Etosha National Park Travel Guide
Okaukuejo waterhole, Etosha © Judith Duk
Meaning the 'great white place of dry water', Etosha National Park is a vast and varied area of shimmering mirages, desert, savannah, and scrubby woodlands. The park is situated some 270 miles (435km) north of Windhoek.
Its unique landscape is characterised by an immense, flat white saltpan, a shallow depression that is dry for the greater part of the year and fed by moisture from perennial springs on the fringes. The pan covers about 25% of the park.
The saltpan was once a vast lake fed by the Kunene River. But it changed course thousands of years ago, leaving a dry hollow of salt and cracked clay. Today it fills up for a short while after heavy rain.
The temporary water supply attracts thousands of water birds during the rainy season, including flocks of pink flamingos, but the best time for viewing animals in Etosha is the cool dry season, between May and September.
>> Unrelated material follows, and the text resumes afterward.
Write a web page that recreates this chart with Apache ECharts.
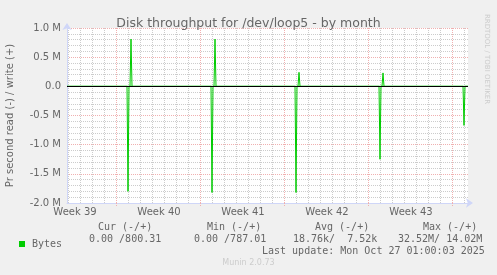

Etosha has three campsites: Okaukuejo, Namutoni, and Halali. Although visitors can't leave the camp areas at night, there is a carefully lit watering hole at each campsite allowing for night game viewing from the safety of the campsite.
Okaukuejo Campsite is located 10 miles (17km) from the park's southern entrance. The waterhole has benches and viewpoints and the camp is equipped with overnight accommodation facilities, camping sites, a restaurant and bar, a curio shop, and a swimming pool.
Namutoni Campsite is located on an old German fort. Found at Etosha's east gate and overlooking the King Nehale watering hole, it has great game viewing opportunities. The campsite has a small grocery shop, bookshop, craft boutique, jewellery, and curio store. Camping and other accommodation options are available.
Halali Campsite is between Namutoni and Okaukejo at the base of a dolomite hill, just south of the main Etosha Pan. The watering hole is lit up at night and an elevated vantage point gives visitors the chance to watch nocturnal animals as they arrive at the pan.
Lodging options and camping facilities are available and there is also a swimming pool at the campsite. In recent years, the Namibian Wildlife Resorts authorities have upgraded the accommodation at Etosha campsites.
Some of the upgrades were necessary, but some just took place as a means to increase the accommodation and campsite fees in Etosha. If you are travelling to the park, be sure to book in advance and double check both availability and charges so that you are not surprised by an astronomical bill.
The salinity and rich mineral content of the pan attracts a huge diversity of animal and birdlife to the park, making it an excellent place for game viewing. The expanse of the white desert makes for an extraordinary backdrop.
Etosha has a network of roads linking its three rest camps. Visitors can expect to see many species of antelope, wildebeest, zebra, lion, giraffe, and Africa's tallest elephants. Several of the animal species are endangered, including the black rhino. There are also opportunities to see lion, leopard, and cheetah around the many waterholes scattered throughout the park.